Data entries
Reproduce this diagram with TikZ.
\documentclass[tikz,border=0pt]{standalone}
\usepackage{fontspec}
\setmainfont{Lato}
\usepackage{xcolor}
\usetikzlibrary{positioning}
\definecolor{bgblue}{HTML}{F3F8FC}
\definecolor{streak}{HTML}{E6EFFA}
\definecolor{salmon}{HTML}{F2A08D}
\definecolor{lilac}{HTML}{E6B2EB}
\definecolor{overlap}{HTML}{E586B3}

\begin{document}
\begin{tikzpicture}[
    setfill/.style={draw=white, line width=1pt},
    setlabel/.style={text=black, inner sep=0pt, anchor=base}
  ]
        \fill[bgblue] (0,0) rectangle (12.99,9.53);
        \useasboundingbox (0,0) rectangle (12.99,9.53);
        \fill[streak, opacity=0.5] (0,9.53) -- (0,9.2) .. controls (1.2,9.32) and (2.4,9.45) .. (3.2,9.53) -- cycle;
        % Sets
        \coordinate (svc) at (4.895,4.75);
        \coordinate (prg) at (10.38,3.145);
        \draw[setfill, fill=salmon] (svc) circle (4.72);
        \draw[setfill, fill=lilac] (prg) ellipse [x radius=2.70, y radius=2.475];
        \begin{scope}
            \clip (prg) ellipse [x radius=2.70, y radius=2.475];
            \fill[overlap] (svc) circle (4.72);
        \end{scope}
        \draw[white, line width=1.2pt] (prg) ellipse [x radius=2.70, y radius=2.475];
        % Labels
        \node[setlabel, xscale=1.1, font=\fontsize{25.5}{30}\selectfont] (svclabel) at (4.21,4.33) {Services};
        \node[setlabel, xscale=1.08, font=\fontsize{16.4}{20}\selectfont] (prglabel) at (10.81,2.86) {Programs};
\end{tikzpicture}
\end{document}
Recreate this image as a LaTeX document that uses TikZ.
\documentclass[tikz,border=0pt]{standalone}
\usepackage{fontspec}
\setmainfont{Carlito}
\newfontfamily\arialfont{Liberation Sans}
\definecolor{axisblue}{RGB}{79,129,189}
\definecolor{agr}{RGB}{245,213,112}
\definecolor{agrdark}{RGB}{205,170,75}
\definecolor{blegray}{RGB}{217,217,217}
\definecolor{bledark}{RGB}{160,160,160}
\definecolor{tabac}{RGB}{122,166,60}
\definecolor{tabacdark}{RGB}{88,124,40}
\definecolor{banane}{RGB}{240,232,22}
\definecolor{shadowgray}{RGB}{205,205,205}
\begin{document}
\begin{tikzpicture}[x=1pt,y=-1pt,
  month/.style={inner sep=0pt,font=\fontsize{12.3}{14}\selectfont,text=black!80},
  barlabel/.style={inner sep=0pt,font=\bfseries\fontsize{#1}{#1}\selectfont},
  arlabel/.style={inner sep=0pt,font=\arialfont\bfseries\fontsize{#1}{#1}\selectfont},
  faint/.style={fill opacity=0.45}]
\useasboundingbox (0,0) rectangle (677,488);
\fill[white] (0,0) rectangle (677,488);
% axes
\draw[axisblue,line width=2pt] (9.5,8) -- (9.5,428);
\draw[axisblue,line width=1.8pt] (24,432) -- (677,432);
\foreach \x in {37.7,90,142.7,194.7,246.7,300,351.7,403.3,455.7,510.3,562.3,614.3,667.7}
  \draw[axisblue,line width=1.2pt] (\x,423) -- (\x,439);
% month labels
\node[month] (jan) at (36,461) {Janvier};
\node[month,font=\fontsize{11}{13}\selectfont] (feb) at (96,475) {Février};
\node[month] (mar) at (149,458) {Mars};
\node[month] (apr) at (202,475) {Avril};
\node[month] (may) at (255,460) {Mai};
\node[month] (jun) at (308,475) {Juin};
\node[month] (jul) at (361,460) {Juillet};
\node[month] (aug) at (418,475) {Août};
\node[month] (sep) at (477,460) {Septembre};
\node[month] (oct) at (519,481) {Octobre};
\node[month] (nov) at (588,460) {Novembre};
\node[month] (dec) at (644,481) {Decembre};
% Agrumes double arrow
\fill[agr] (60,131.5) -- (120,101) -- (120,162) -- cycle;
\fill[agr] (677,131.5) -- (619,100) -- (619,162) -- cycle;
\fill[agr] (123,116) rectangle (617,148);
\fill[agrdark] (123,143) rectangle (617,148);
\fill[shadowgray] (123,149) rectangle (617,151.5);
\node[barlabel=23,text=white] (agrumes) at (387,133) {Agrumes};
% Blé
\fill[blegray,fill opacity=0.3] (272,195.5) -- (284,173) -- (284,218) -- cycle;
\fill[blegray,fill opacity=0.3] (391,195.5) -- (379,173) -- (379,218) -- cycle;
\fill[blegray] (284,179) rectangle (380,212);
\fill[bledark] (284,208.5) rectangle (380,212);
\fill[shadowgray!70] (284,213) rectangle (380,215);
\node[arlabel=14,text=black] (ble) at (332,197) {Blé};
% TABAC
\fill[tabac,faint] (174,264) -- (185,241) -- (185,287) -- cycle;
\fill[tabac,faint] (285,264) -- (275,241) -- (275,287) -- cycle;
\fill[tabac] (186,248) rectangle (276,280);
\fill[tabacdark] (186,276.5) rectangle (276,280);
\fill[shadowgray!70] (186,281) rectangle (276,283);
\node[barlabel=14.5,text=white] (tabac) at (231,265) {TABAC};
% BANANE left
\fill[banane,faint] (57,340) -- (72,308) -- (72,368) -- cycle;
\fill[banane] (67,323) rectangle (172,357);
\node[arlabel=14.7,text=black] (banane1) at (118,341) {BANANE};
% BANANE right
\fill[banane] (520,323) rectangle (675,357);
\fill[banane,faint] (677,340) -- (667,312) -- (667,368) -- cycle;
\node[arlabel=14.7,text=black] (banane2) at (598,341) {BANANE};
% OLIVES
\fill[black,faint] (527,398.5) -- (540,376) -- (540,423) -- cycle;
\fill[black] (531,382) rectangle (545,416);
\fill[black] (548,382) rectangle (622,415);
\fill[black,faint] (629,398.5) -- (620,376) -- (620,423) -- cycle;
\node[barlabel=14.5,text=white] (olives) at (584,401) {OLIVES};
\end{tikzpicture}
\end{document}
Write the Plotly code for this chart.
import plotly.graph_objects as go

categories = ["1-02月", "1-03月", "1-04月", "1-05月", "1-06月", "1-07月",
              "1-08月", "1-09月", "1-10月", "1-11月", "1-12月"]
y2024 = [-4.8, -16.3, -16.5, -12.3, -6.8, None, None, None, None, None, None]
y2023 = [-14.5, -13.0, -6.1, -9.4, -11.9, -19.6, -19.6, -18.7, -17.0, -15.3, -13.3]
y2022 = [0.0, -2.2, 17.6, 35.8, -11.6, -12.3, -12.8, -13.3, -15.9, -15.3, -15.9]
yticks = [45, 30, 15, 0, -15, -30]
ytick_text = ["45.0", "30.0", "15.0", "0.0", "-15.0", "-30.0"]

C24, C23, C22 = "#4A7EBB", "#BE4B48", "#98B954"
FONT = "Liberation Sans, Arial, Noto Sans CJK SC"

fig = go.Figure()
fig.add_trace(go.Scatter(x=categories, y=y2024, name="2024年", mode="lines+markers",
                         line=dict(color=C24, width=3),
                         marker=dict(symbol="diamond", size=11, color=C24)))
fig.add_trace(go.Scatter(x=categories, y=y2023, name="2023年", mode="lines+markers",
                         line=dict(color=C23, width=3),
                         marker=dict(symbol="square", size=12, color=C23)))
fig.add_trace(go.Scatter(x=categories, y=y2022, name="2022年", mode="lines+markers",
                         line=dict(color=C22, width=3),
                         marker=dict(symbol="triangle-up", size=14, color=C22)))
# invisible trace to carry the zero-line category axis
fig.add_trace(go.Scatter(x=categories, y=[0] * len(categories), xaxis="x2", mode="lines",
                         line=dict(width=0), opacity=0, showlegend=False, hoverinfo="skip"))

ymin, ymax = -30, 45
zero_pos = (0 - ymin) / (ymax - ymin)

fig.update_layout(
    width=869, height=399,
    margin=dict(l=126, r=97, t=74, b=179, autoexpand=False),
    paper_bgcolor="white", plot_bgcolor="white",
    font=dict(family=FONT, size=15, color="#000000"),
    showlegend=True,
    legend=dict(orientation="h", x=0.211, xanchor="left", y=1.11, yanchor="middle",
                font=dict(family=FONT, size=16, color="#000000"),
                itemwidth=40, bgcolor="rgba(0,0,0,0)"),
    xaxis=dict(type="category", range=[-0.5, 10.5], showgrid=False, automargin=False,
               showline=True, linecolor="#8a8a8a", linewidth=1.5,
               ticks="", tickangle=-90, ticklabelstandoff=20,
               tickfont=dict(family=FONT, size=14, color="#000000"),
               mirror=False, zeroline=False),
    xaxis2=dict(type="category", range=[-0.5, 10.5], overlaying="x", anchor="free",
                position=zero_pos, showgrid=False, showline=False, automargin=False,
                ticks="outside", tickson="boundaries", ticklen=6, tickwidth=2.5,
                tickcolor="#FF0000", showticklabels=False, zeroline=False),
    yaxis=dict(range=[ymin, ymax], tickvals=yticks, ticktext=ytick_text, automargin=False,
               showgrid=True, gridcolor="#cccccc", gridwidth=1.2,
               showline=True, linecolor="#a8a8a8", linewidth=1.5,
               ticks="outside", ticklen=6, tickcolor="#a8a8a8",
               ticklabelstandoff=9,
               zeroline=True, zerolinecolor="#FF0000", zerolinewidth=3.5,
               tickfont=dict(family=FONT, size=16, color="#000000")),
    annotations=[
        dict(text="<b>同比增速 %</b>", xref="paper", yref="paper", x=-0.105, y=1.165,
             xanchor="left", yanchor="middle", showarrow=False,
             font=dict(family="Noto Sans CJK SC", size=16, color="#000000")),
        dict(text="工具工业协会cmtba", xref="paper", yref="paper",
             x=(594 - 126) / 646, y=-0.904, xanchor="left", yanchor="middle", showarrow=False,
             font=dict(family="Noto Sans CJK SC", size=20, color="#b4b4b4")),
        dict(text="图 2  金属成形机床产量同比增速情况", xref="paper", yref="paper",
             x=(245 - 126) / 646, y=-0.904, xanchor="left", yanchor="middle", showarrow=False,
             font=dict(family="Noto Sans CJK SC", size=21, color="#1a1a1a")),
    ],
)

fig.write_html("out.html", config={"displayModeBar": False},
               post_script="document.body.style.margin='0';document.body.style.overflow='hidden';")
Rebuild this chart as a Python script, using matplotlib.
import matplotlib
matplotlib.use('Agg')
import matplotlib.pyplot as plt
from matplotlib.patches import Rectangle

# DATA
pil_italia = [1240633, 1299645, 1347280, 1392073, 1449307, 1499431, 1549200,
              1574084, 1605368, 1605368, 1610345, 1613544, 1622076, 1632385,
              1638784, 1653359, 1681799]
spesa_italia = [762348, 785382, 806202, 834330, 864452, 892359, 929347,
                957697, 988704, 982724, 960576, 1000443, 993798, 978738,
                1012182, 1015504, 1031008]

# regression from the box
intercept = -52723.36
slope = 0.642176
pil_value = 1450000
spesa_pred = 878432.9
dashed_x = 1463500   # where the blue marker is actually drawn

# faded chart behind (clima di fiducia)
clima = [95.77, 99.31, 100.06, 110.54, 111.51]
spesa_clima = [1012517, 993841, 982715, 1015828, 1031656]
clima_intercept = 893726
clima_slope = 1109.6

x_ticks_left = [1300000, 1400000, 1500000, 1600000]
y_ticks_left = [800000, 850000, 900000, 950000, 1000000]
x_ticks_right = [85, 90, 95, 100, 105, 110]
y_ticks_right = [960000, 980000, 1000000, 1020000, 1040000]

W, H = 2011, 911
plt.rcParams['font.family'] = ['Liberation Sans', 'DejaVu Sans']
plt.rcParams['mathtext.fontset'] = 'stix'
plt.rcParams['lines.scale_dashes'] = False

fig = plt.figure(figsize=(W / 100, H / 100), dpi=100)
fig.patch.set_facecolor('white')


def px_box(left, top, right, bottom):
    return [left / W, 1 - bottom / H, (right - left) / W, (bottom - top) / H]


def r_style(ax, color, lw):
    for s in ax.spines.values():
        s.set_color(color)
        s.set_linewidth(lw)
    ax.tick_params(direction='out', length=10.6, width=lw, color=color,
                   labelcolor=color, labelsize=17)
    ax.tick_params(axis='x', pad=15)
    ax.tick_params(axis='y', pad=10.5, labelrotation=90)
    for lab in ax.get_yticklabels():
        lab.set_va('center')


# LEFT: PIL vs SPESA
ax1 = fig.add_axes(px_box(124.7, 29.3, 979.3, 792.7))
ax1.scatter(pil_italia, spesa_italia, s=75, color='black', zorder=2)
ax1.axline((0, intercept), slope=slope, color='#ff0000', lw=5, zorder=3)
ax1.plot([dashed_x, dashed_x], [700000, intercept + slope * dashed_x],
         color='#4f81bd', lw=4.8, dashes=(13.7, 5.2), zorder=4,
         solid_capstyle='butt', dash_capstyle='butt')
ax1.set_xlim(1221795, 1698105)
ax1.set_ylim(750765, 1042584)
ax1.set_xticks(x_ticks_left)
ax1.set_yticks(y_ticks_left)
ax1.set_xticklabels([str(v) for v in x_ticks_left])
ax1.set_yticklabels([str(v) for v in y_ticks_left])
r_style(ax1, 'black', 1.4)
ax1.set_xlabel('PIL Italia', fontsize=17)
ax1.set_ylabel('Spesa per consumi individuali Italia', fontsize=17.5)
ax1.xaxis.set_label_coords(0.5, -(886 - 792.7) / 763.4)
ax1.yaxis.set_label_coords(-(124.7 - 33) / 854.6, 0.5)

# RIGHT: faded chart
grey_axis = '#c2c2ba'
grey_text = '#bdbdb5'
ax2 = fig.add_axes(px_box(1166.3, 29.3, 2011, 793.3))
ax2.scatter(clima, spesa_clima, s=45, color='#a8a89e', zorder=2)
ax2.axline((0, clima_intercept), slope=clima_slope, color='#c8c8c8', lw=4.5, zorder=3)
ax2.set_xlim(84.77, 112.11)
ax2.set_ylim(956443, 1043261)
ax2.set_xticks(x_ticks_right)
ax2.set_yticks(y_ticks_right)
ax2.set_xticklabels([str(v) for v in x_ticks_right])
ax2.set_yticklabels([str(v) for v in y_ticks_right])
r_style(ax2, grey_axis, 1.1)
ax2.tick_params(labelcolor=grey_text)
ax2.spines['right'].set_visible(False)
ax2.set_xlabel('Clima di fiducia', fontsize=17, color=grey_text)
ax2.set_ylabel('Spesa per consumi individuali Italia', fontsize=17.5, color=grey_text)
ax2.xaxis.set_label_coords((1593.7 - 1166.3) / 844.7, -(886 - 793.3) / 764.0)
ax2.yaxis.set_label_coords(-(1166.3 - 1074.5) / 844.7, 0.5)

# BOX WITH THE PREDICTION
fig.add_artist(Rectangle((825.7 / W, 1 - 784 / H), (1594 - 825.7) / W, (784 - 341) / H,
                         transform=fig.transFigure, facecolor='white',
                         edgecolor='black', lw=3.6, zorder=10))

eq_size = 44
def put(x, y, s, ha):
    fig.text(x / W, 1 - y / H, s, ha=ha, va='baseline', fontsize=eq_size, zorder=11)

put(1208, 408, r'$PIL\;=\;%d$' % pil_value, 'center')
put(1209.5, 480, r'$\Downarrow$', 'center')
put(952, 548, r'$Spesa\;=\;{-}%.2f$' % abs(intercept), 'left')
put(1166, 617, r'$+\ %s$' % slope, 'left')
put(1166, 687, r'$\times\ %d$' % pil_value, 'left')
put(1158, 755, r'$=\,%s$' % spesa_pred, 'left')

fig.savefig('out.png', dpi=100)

Aim ::
Print exactly the lines from the line with "Write the Plotly code for this chart." to the line with "Sans, Arial, Noto", both included, and nothing else.

Exercise solution ::
Write the Plotly code for this chart.
import plotly.graph_objects as go

categories = ["1-02月", "1-03月", "1-04月", "1-05月", "1-06月", "1-07月",
              "1-08月", "1-09月", "1-10月", "1-11月", "1-12月"]
y2024 = [-4.8, -16.3, -16.5, -12.3, -6.8, None, None, None, None, None, None]
y2023 = [-14.5, -13.0, -6.1, -9.4, -11.9, -19.6, -19.6, -18.7, -17.0, -15.3, -13.3]
y2022 = [0.0, -2.2, 17.6, 35.8, -11.6, -12.3, -12.8, -13.3, -15.9, -15.3, -15.9]
yticks = [45, 30, 15, 0, -15, -30]
ytick_text = ["45.0", "30.0", "15.0", "0.0", "-15.0", "-30.0"]

C24, C23, C22 = "#4A7EBB", "#BE4B48", "#98B954"
FONT = "Liberation Sans, Arial, Noto Sans CJK SC"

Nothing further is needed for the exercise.